A place where you are greeted by Beefeaters, lead downstairs and surrounded by statues of Elvis and Buddy Holly. It is of course, it could only be, the Scotland Bar. This took Chinese bizarism to even grander levels.
There was no haggis, no caber tossing, not even a kilt. The beefeaters were the only thing remotely British about the place, yet "The Scotland Bar" is its rather innapropriate moniker. But what a place!
Rather than being filled with Irn Bru, Battered Mars Bar and bad 1980's esque perms and leather jacket combo's- it was in fact a rather happening little joint. Probably the closest we have come to a club since being here. In fact with Basement Jaxx was pumping out, light show in full swing, £2 bottle of beer in hand I could have been anywhere else in the world. It was quality.
The evening had started a lot earlier.

So afterwards we left for the bar and after some drunk fueled dancing between Brock and Becky, a superb Karaoke version of Wonderwall by Brock, Wallace and myself, and being accosted by some very expensive Hookers, we ended up in "the Scotland".

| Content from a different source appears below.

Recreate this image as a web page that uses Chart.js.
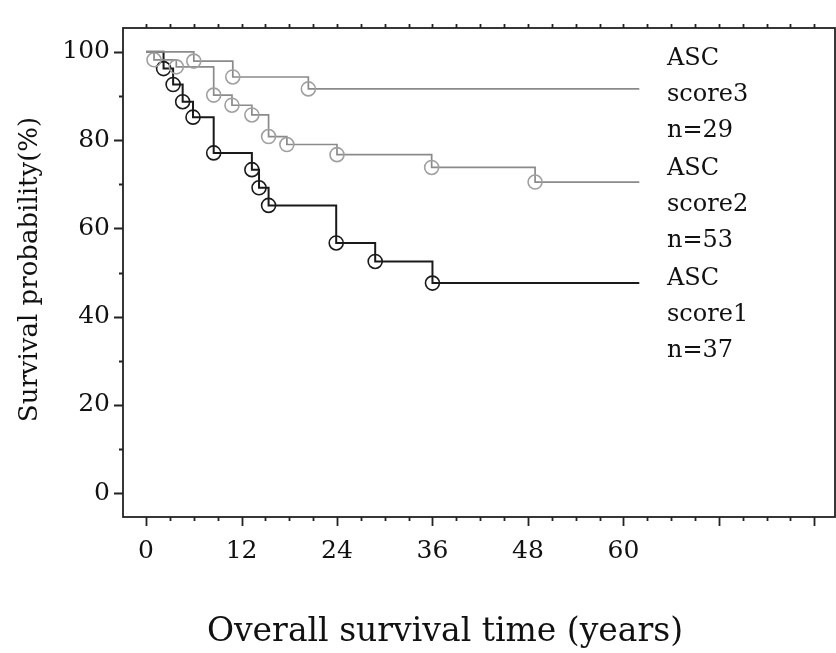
<!DOCTYPE html>
<html>
<head>
<meta charset="utf-8">
<title>Overall survival by ASC score</title>
<script src="https://cdn.jsdelivr.net/npm/chart.js@4.4.1/dist/chart.umd.min.js"></script>
<style>
  html, body { margin: 0; padding: 0; background: #fff; }
  canvas { display: block; }
</style>
</head>
<body>
<canvas id="survChart" width="836" height="653"></canvas>
<script>
// values (time, survival %)
const score1Times = [2.2, 3.4, 4.6, 5.9, 8.5, 13.3, 14.2, 15.4, 23.9, 28.8, 36.0];
const score1Surv  = [96.2, 92.6, 88.7, 85.2, 77.1, 73.3, 69.2, 65.2, 56.7, 52.5, 47.6];
const score2Times = [1.0, 3.8, 8.5, 10.8, 13.3, 15.4, 17.7, 24.0, 35.9, 48.9];
const score2Surv  = [98.2, 96.6, 90.2, 87.9, 85.7, 80.8, 79.0, 76.7, 73.8, 70.5];
const score3Times = [6.0, 10.9, 20.4];
const score3Surv  = [97.9, 94.3, 91.6];
const endTime = 62;

const xTickLabels = [0, 12, 24, 36, 48, 60];
const yTickLabels = [0, 20, 40, 60, 80, 100];
const legendGroups = [
  ['ASC', 'score3', 'n=29'],
  ['ASC', 'score2', 'n=53'],
  ['ASC', 'score1', 'n=37']
];
const xTitle = 'Overall survival time (years)';
const yTitle = 'Survival probability(%)';

const FONT = "'DejaVu Serif', 'Liberation Serif', serif";
const INK = '#111';

// step points: start at 100%, one point per event, then flat to the end
function kmPoints(times, surv) {
  const pts = [{ x: 0, y: 100 }];
  times.forEach((t, i) => pts.push({ x: t, y: surv[i] }));
  pts.push({ x: endTime, y: surv[surv.length - 1] });
  return pts;
}

function curve(label, times, surv, lineColor, markColor, width) {
  return {
    label: label,
    data: kmPoints(times, surv),
    stepped: 'before',
    borderColor: lineColor,
    borderWidth: width,
    fill: false,
    pointStyle: 'circle',
    pointRadius: ctx => (ctx.dataIndex === 0 || ctx.dataIndex === ctx.dataset.data.length - 1) ? 0 : 7,
    pointBorderColor: markColor,
    pointBorderWidth: 1.6,
    pointBackgroundColor: 'rgba(0,0,0,0)'
  };
}

// box, outside ticks (major/minor) and the free text
const framePlugin = {
  id: 'frame',
  beforeDatasetsDraw(chart) {
    const { ctx, chartArea: a, scales: { x, y } } = chart;
    ctx.save();
    ctx.strokeStyle = '#222';
    ctx.lineWidth = 1.8;
    ctx.strokeRect(a.left, a.top, a.right - a.left, a.bottom - a.top);
    ctx.beginPath();
    for (let m = 0; m <= 84; m += 3) {
      const px = Math.round(x.getPixelForValue(m)) + 0.5;
      const len = m % 12 === 0 ? 9 : 4;
      ctx.moveTo(px, a.bottom);
      ctx.lineTo(px, a.bottom + len);
      ctx.moveTo(px, a.top);
      ctx.lineTo(px, a.top - 4);
    }
    for (let v = 0; v <= 100; v += 10) {
      const py = Math.round(y.getPixelForValue(v)) + 0.5;
      const len = v % 20 === 0 ? 9 : 4;
      ctx.moveTo(a.left, py);
      ctx.lineTo(a.left - len, py);
    }
    ctx.stroke();
    ctx.restore();
  },
  afterDraw(chart) {
    const { ctx, chartArea: a } = chart;
    ctx.save();
    ctx.fillStyle = INK;

    // y title
    ctx.save();
    ctx.translate(30, (a.top + a.bottom) / 2 - 3);
    ctx.rotate(-Math.PI / 2);
    ctx.font = '26px ' + FONT;
    ctx.textAlign = 'center';
    ctx.textBaseline = 'middle';
    ctx.fillText(yTitle, 0, 0);
    ctx.restore();

    // x title
    ctx.font = '33px ' + FONT;
    ctx.textAlign = 'center';
    ctx.textBaseline = 'middle';
    ctx.fillText(xTitle, 445, 632);

    // group labels at the right
    ctx.font = '24px ' + FONT;
    ctx.textAlign = 'left';
    ctx.textBaseline = 'alphabetic';
    const firstBase = [65, 175, 285];
    legendGroups.forEach((g, gi) => {
      g.forEach((txt, li) => ctx.fillText(txt, 667, firstBase[gi] + li * 36));
    });
    ctx.restore();
  }
};

const chart = new Chart(document.getElementById('survChart'), {
  type: 'line',
  data: {
    datasets: [
      curve('ASC score3', score3Times, score3Surv, '#8a8a8a', '#a0a0a0', 1.7),
      curve('ASC score2', score2Times, score2Surv, '#8a8a8a', '#a0a0a0', 1.7),
      curve('ASC score1', score1Times, score1Surv, '#1a1a1a', '#1a1a1a', 2)
    ]
  },
  options: {
    responsive: false,
    animation: false,
    layout: { padding: { top: 20, right: 1, left: 0, bottom: 0 } },
    plugins: {
      legend: { display: false },
      tooltip: { enabled: false }
    },
    scales: {
      x: {
        type: 'linear',
        min: -2.9,
        max: 86.6,
        afterBuildTicks: s => { s.ticks = xTickLabels.map(v => ({ value: v })); },
        afterFit: s => { s.height = 136; },
        grid: { display: false, drawTicks: false },
        border: { display: false },
        ticks: { padding: 19, color: INK, font: { family: FONT, size: 25 }, maxRotation: 0 }
      },
      y: {
        min: -5.4,
        max: 105.4,
        afterBuildTicks: s => { s.ticks = yTickLabels.map(v => ({ value: v })); },
        afterFit: s => { s.width = 123; },
        grid: { display: false, drawTicks: false },
        border: { display: false },
        ticks: { padding: 13, color: INK, font: { family: FONT, size: 25 } }
      }
    }
  },
  plugins: [framePlugin]
});
</script>
</body>
</html>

People kept treating us to free shots of Whiskey for being "the whities", and after being accosted for using our camera's and threatened to have them confiscated, we started taking sly pictures from under our shirts to actually taking photos of the police men who were threatening to confiscate the cameras.


2 comments:
You make my son sound like a yob! He's a good boy really!!
Anonymous parent
It's a good job you keep putting anonymous parent mother, as otherwise people might actually think it is dad putting these comments on!